• THE REQUEST:
Report how many lines contain "that", with no other words.

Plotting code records
+ + + + +

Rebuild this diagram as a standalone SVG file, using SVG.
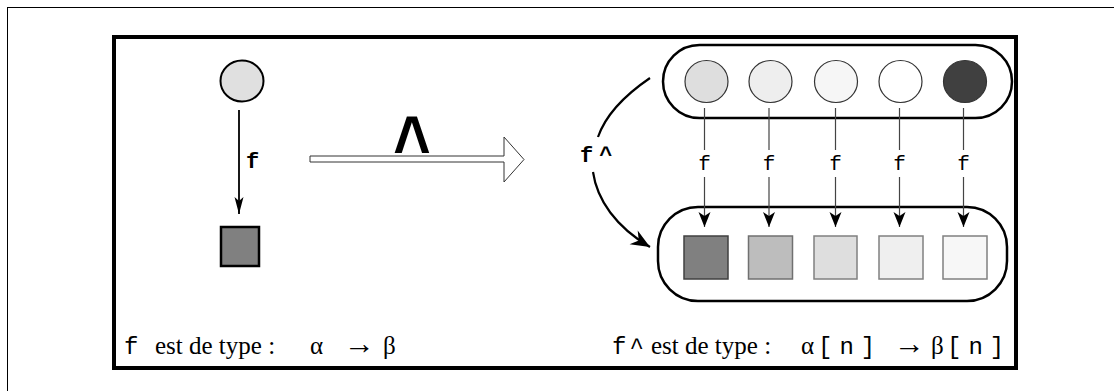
<svg xmlns="http://www.w3.org/2000/svg" width="1114" height="391" viewBox="0 0 1114 391">
<style>
.mono{font-family:"Liberation Mono","Courier New",monospace;fill:#000}
.serif{font-family:"Liberation Serif","Times New Roman",serif;fill:#000}
.b{font-weight:bold}
.conn{fill:none;stroke:#000}
.thin{stroke:#444;stroke-width:1.2}
.bub{fill:#fff;stroke:#000;stroke-width:2.5}
.c{stroke:#333;stroke-width:1.2}
.sq{stroke-width:1.5}
</style>
<defs>
<marker id="ah" markerUnits="userSpaceOnUse" viewBox="-16 -7 17 14" refX="0" refY="0" markerWidth="17" markerHeight="14" orient="auto">
<path d="M0,0 L-15,-6 L-11,0 L-15,6 Z" fill="#000"/>
</marker>
<marker id="ahl" markerUnits="userSpaceOnUse" viewBox="-18 -6 19 12" refX="0" refY="0" markerWidth="19" markerHeight="12" orient="auto">
<path d="M0,0 L-17,-4.5 L-13,0 L-17,4.5 Z" fill="#000"/>
</marker>
<marker id="ahc" markerUnits="userSpaceOnUse" viewBox="-20 -10 21 20" refX="0" refY="0" markerWidth="21" markerHeight="20" orient="auto">
<path d="M0,0 L-19,-8 L-13,0 L-19,8 Z" fill="#000"/>
</marker>
</defs>
<rect x="7.5" y="7.5" width="1120" height="400" fill="#fff" stroke="#000" stroke-width="1"/>
<rect x="114" y="37" width="902" height="331" fill="#fff" stroke="#000" stroke-width="4"/>

<g id="src-circle"><ellipse cx="242" cy="81" rx="21.5" ry="20.5" fill="#e0e0e0" stroke="#000" stroke-width="2"/></g>
<g id="src-square"><rect x="221" y="227" width="38" height="39" fill="#808080" stroke="#000" stroke-width="2.5"/></g>

<g id="top-bubble">
<rect class="bub" x="663" y="45" width="349" height="73" rx="36.5"/>
<ellipse class="c" cx="706.5" cy="81.5" rx="21.5" ry="21" fill="#dedede"/>
<ellipse class="c" cx="770.5" cy="81.5" rx="21.5" ry="21" fill="#eeeeee"/>
<ellipse class="c" cx="836" cy="81.5" rx="21.5" ry="21" fill="#f6f6f6"/>
<ellipse class="c" cx="900.5" cy="81.5" rx="21.5" ry="21" fill="#ffffff"/>
<ellipse class="c" cx="965" cy="81.5" rx="21.5" ry="21" fill="#404040"/>
</g>

<g id="bottom-bubble">
<rect class="bub" x="658" y="207" width="349" height="94" rx="40"/>
<rect class="sq" x="684" y="236" width="44" height="43" fill="#808080" stroke="#404040"/>
<rect class="sq" x="748.5" y="236" width="44" height="43" fill="#bdbdbd" stroke="#707070"/>
<rect class="sq" x="814" y="236" width="43" height="43" fill="#dedede" stroke="#808080"/>
<rect class="sq" x="879" y="236" width="44" height="43" fill="#efefef" stroke="#808080"/>
<rect class="sq" x="943" y="236" width="44" height="43" fill="#f7f7f7" stroke="#808080"/>
</g>

<g id="connectors">
<line class="conn" x1="239" y1="110" x2="239" y2="214" stroke-width="1.8" marker-end="url(#ahl)"/>
<text class="mono b" x="246" y="168" font-size="22">f</text>

<polygon points="310,156 504,156 504,137 524,159.5 504,182 504,162 310,162" fill="#fff" stroke="#333" stroke-width="1"/>
<text class="b" x="412" y="174" font-size="64" text-anchor="middle" style="font-family:'Liberation Sans',Arial,sans-serif" transform="translate(412 174) scale(1 1.3) translate(-412 -174)">^</text>

<g class="thin">
<line x1="704.5" y1="108" x2="704.5" y2="150"/><line x1="704.5" y1="177" x2="704.5" y2="227" marker-end="url(#ah)"/>
<line x1="769" y1="108" x2="769" y2="150"/><line x1="769" y1="177" x2="769" y2="227" marker-end="url(#ah)"/>
<line x1="835.5" y1="108" x2="835.5" y2="150"/><line x1="835.5" y1="177" x2="835.5" y2="227" marker-end="url(#ah)"/>
<line x1="899.5" y1="108" x2="899.5" y2="150"/><line x1="899.5" y1="177" x2="899.5" y2="227" marker-end="url(#ah)"/>
<line x1="963.5" y1="108" x2="963.5" y2="150"/><line x1="963.5" y1="177" x2="963.5" y2="227" marker-end="url(#ah)"/>
</g>
<text class="mono" x="704.5" y="170" font-size="21" text-anchor="middle">f</text>
<text class="mono" x="769" y="170" font-size="21" text-anchor="middle">f</text>
<text class="mono" x="835.5" y="170" font-size="21" text-anchor="middle">f</text>
<text class="mono" x="899.5" y="170" font-size="21" text-anchor="middle">f</text>
<text class="mono" x="963.5" y="170" font-size="21" text-anchor="middle">f</text>

<path class="conn" d="M650,78 C628,93 606,114 598,137" stroke-width="2.2"/>
<path class="conn" d="M593,172 C597,200 616,227 650,247" stroke-width="2.2" marker-end="url(#ahc)"/>
<text class="mono b" x="580" y="162" font-size="22" letter-spacing="6">f^</text>
</g>

<g id="legend-left">
<text class="mono" x="124" y="354" font-size="24">f</text>
<text class="serif" x="155" y="354" font-size="25">est de type :</text>
<text class="serif" x="310" y="354" font-size="25">α</text>
<text class="serif" x="344" y="354" font-size="31">→</text>
<text class="serif" x="383" y="354" font-size="25">β</text>
</g>
<g id="legend-right">
<text class="mono" x="612" y="354" font-size="24" letter-spacing="3">f^</text>
<text class="serif" x="651" y="354" font-size="25">est de type :</text>
<text class="serif" x="801" y="354" font-size="25">α</text>
<text class="mono" x="818" y="354" font-size="24" letter-spacing="7">[n]</text>
<text class="serif" x="894" y="354" font-size="31">→</text>
<text class="serif" x="931" y="354" font-size="25">β</text>
<text class="mono" x="947" y="354" font-size="24" letter-spacing="7">[n]</text>
</g>
</svg>
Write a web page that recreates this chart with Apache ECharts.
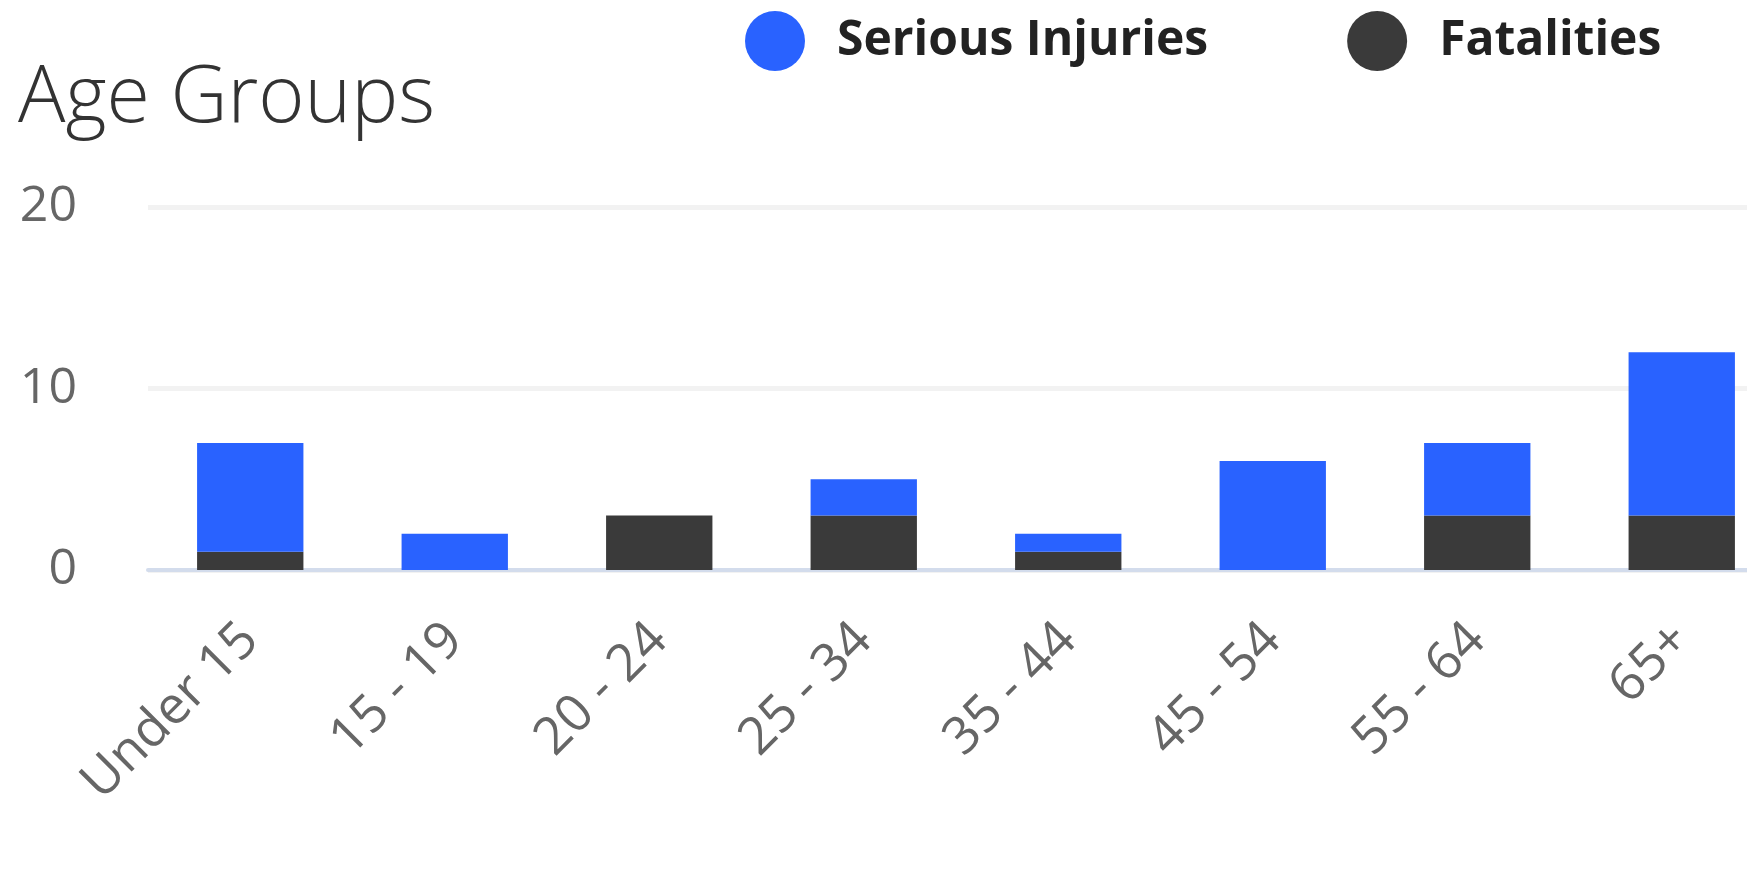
<!DOCTYPE html>
<html>
<head>
<meta charset="utf-8">
<script src="https://cdn.jsdelivr.net/npm/echarts@6/dist/echarts.min.js"></script>
<style>
html,body{margin:0;padding:0;background:#fff;}
#c{width:1747px;height:896px;}
</style>
</head>
<body>
<div id="c"></div>
<script>
const categories = ['Under 15', '15 - 19', '20 - 24', '25 - 34', '35 - 44', '45 - 54', '55 - 64', '65+'];
const seriousInjuries = [6, 2, 0, 2, 1, 6, 4, 9];
const fatalities = [1, 0, 3, 3, 1, 0, 3, 3];
const yTicks = { min: 0, max: 20, interval: 10 };

const FONT = "'Open Sans', 'Noto Sans', sans-serif";
const chart = echarts.init(document.getElementById('c'), null, { renderer: 'canvas' });
chart.setOption({
  backgroundColor: '#ffffff',
  animation: false,
  title: {
    text: 'Age Groups',
    left: 13,
    top: 55,
    textStyle: { fontFamily: FONT, fontSize: 79, fontWeight: 300, color: '#333333' }
  },
  legend: {
    left: 740,
    top: 6,
    icon: 'circle',
    itemWidth: 60,
    itemHeight: 60,
    itemGap: 139,
    data: ['Serious Injuries', 'Fatalities'],
    textStyle: { fontFamily: FONT, fontSize: 48, fontWeight: 'bold', color: '#222222', padding: [4, 0, 0, 27] }
  },
  grid: { left: 148, width: 1636, top: 207, bottom: 326, containLabel: false, outerBoundsMode: 'none' },
  xAxis: {
    type: 'category',
    data: categories,
    axisLine: { show: true, lineStyle: { color: '#d3dcec', width: 4 } },
    axisTick: { show: false },
    axisLabel: { rotate: 45, margin: 62, fontFamily: FONT, fontSize: 52, color: '#666666', interval: 0 }
  },
  yAxis: {
    type: 'value',
    min: yTicks.min,
    max: yTicks.max,
    interval: yTicks.interval,
    axisLine: { show: false },
    axisTick: { show: false },
    splitLine: { lineStyle: { color: '#f2f2f2', width: 5 } },
    axisLabel: { margin: 71, fontFamily: FONT, fontSize: 50, color: '#666666', padding: [6, 0, 0, 0] }
  },
  series: [
    { name: 'Fatalities', type: 'bar', stack: 'total', data: fatalities, barWidth: '52%', itemStyle: { color: '#3a3a3a' } },
    { name: 'Serious Injuries', type: 'bar', stack: 'total', data: seriousInjuries, barWidth: '52%', itemStyle: { color: '#2962ff' } }
  ]
});
</script>
</body>
</html>
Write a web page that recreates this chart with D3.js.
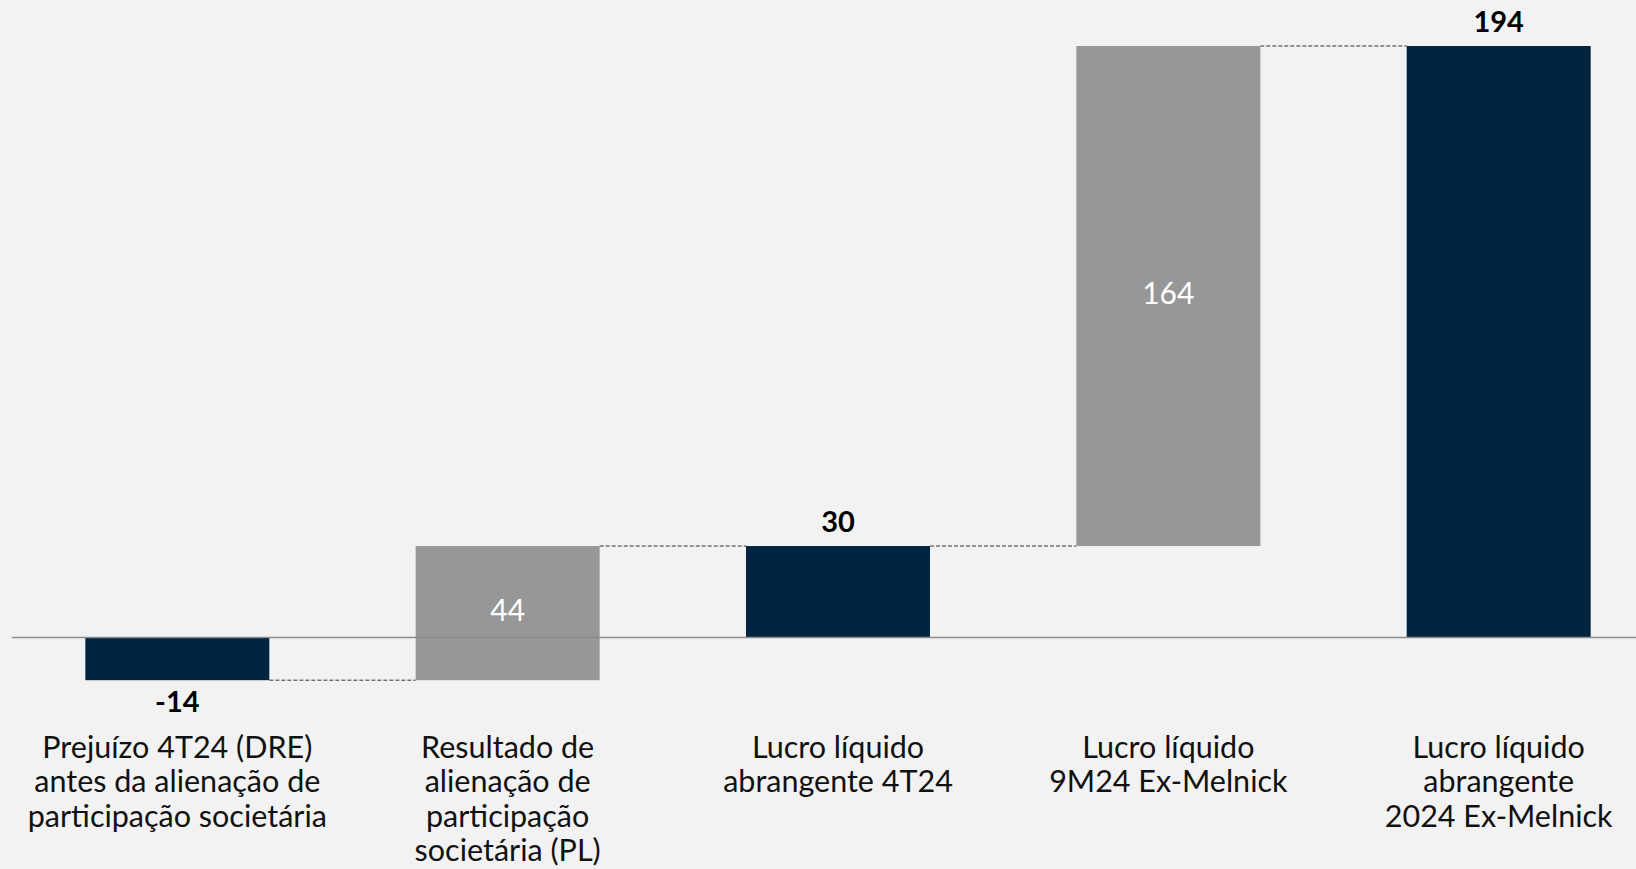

+ + + + +

• WRITTEN RESPONSE:
2